Scientific classification
- Kingdom: Animalia
- Phylum: Chordata
- Class: Aves
- Order: Passeriformes
- Family: Vangidae
- Genus: Prionops
- Species: P. rufiventris
- Binomial name: Prionops rufiventris (Bonaparte, 1853)

= Rufous-bellied helmetshrike =

- Genus: Prionops
- Species: rufiventris
- Authority: (Bonaparte, 1853)
- Conservation status: LC

Species of bird

The rufous-bellied helmetshrike or Gabon helmetshrike (Prionops rufiventris) is a passerine bird belonging to the Vanga family, Vangidae. It inhabits tropical forest in Central Africa. It is sometimes included within the chestnut-bellied helmetshrike (P. caniceps) of West Africa.

==Description==
It is 20–22 cm long. The adult has glossy black upperparts and throat and reddish-brown underparts with a narrow white breastband. The top and sides of the head and the chin are pale blue-grey and there are bushy whitish feathers on the forehead. The wings are broad and rounded with a white band across the primaries. The bill, legs and feet are orange-red and the eye is yellow with a bare orange-red ring around it. The eastern subspecies P. r. mentalis has darker underparts and a grey-brown eye. Juvenile birds are duller than the adults and have a pale buff-white breast and belly and a largely whitish head. The bill is blackish and the legs and feet are dark orange.
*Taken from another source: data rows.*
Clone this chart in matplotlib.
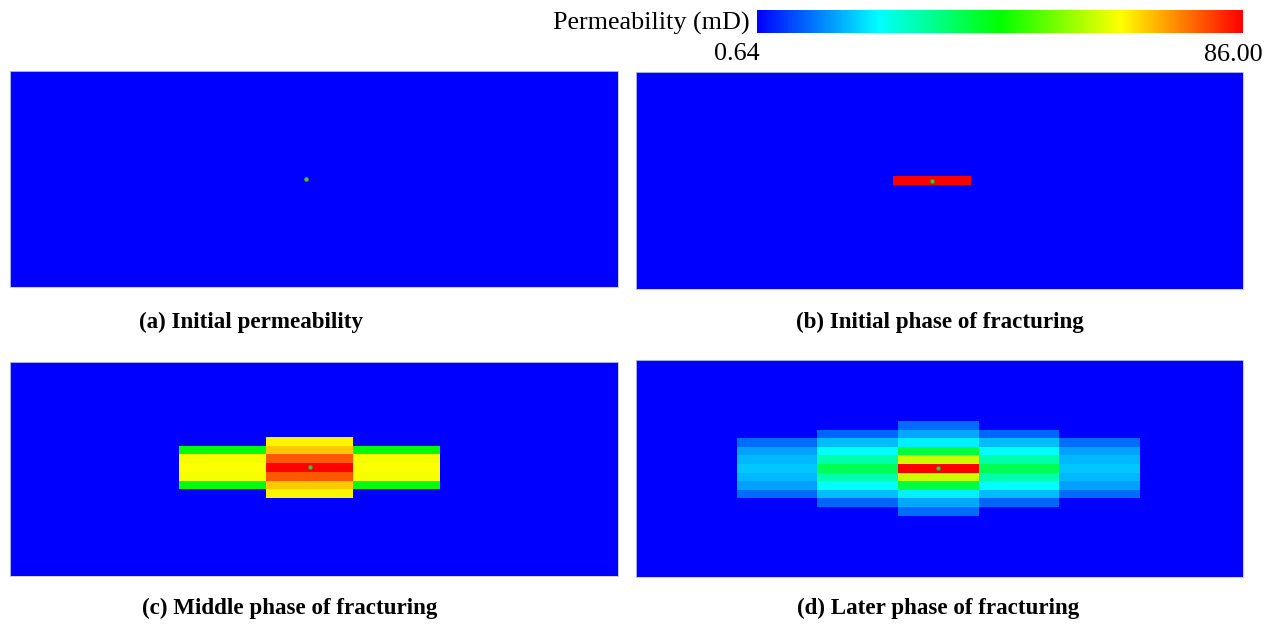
import numpy as np
import matplotlib
matplotlib.use('Agg')
import matplotlib.pyplot as plt
from matplotlib.colors import LinearSegmentedColormap, Normalize
from matplotlib.cm import ScalarMappable

plt.rcParams['font.family'] = ['Liberation Serif', 'DejaVu Serif']

K_MIN, K_MAX = 0.64, 86.00
NX, NY = 9, 25          # grid cells (columns, rows)
CX, CY = 4, 12          # injection cell

# permeability per column band, top to bottom, centred on the injection row (mD)
# key = column offset from the injection column
phase_a = {}
phase_b = {0: [86.0]}
phase_c = {
    0: [65.5, 69.3, 78.5, 86.0, 78.5, 69.3, 65.5],
    1: [42.5, 63.8, 64.5, 63.8, 42.5],
}
phase_d = {
    0: [9.9, 14.9, 20.7, 38.2, 60.0, 86.0, 60.0, 38.2, 20.7, 14.9, 9.9],
    1: [9.2, 16.5, 22.0, 29.1, 36.5, 29.1, 22.0, 16.5, 9.2],
    2: [9.9, 14.0, 16.0, 17.4, 16.0, 14.0, 9.9],
}
titles = ['(a) Initial permeability', '(b) Initial phase of fracturing',
          '(c) Middle phase of fracturing', '(d) Later phase of fracturing']

cmap = LinearSegmentedColormap.from_list(
    'perm', [(0.0, '#0000ff'), (0.25, '#00ffff'), (0.5, '#00ff00'),
             (0.75, '#ffff00'), (1.0, '#ff0000')])
norm = Normalize(K_MIN, K_MAX)


def build_grid(bands):
    grid = np.full((NY, NX), K_MIN)
    for dx, prof in bands.items():
        half = len(prof) // 2
        for col in {CX - dx, CX + dx}:
            grid[CY - half:CY + half + 1, col] = prof
    return grid


W, H = 1279, 631
fig = plt.figure(figsize=(W / 100, H / 100), dpi=100)


def px_axes(x0, y0, x1, y1):
    return fig.add_axes([x0 / W, 1 - y1 / H, (x1 - x0) / W, (y1 - y0) / H])


# (pixel box, x view, y view (top, bottom), title centre)
panels = [
    ((10, 71, 618, 287), (0.71, 8.49), (-1.0, 26.0), (251, 322), phase_a),
    ((636, 72, 1243, 289), (0.71, 8.49), (-1.0, 26.0), (940, 322), phase_b),
    ((10, 362, 618, 576), (1.057, 8.046), (0.39, 24.96), (290, 608), phase_c),
    ((636, 360, 1243, 577), (0.753, 8.275), (-0.09, 25.14), (938, 608), phase_d),
]

for (box, xv, yv, tpos, bands), title in zip(panels, titles):
    ax = px_axes(*box)
    ax.set_facecolor(cmap(0.0))
    grid = build_grid(bands)
    ax.pcolormesh(np.arange(NX + 1), np.arange(NY + 1), grid,
                  cmap=cmap, norm=norm, shading='flat', antialiased=False)
    ax.scatter([CX + 0.5], [CY + 0.5], s=9, c='#3cc83c',
               edgecolors='#5a7a3a', linewidths=0.4, zorder=3)
    ax.set_xlim(*xv)
    ax.set_ylim(yv[1], yv[0])
    ax.set_xticks([])
    ax.set_yticks([])
    for sp in ax.spines.values():
        sp.set_color('#c8c8e6')
        sp.set_linewidth(0.6)
    fig.text(tpos[0] / W, 1 - tpos[1] / H, title, ha='center', va='center',
             fontsize=16.6, fontweight='bold')

# colour bar
cax = px_axes(757, 10, 1243, 33)
cb = fig.colorbar(ScalarMappable(norm=norm, cmap=cmap), cax=cax,
                  orientation='horizontal')
cb.set_ticks([])
cb.outline.set_visible(False)
fig.text(750 / W, 1 - 23 / H, 'Permeability (mD)', ha='right', va='center',
         fontsize=18.8)
fig.text(737 / W, 1 - 54 / H, '0.64', ha='center', va='center', fontsize=18.8)
fig.text(1263 / W, 1 - 55 / H, '86.00', ha='right', va='center', fontsize=18.8)

fig.savefig('out.png', dpi=100)
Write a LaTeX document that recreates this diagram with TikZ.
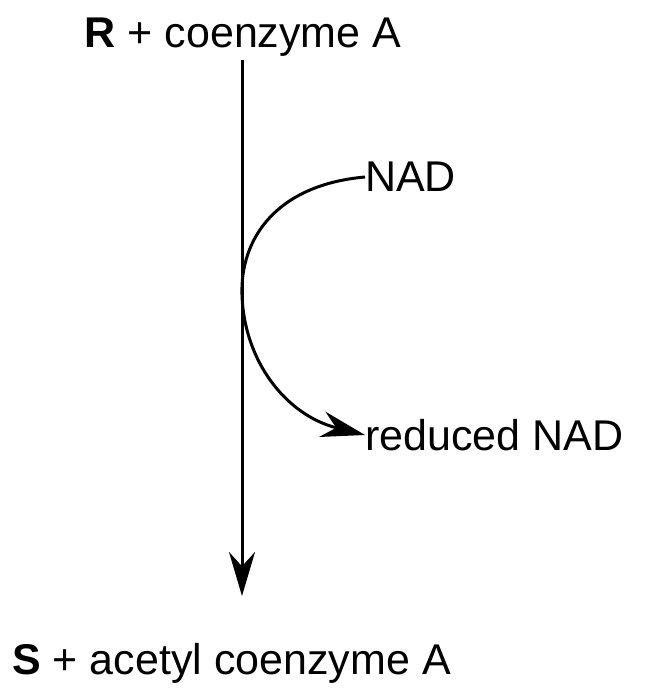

It is a noisy bird with a variety of complex chattering and whistling calls. Birds often call together in a duet or chorus. They also make bill-snapping sounds and the wings produce a sound during flight.

==Distribution and habitat==
The western subspecies P. r. rufiventris is found in southern Cameroon, mainland Equatorial Guinea, south-west Central African Republic, northern and western Gabon, Cabinda and parts of the Republic of Congo and north-western Democratic Republic of Congo. P. r. mentalis occurs in central and eastern Democratic Republic of Congo and western Uganda and formerly occurred in Rwanda.

The species is found mainly in lowland forest up to 1,450 m above sea-level. It occurs in primary and mature secondary forest and in gallery forest along rivers. It is locally common and does not appear to be threatened.

==Behaviour==
Its behaviour has been little-studied. It typically feeds in pairs or small groups and often joins mixed-species feeding flocks. It most often forages around the middle level of trees at 10–30 m above the ground. It makes short flights to catch prey or gleans items from small branches. The diet consists of insects and other arthropods. The bird appears to breed in groups with one dominant pair helped by the others.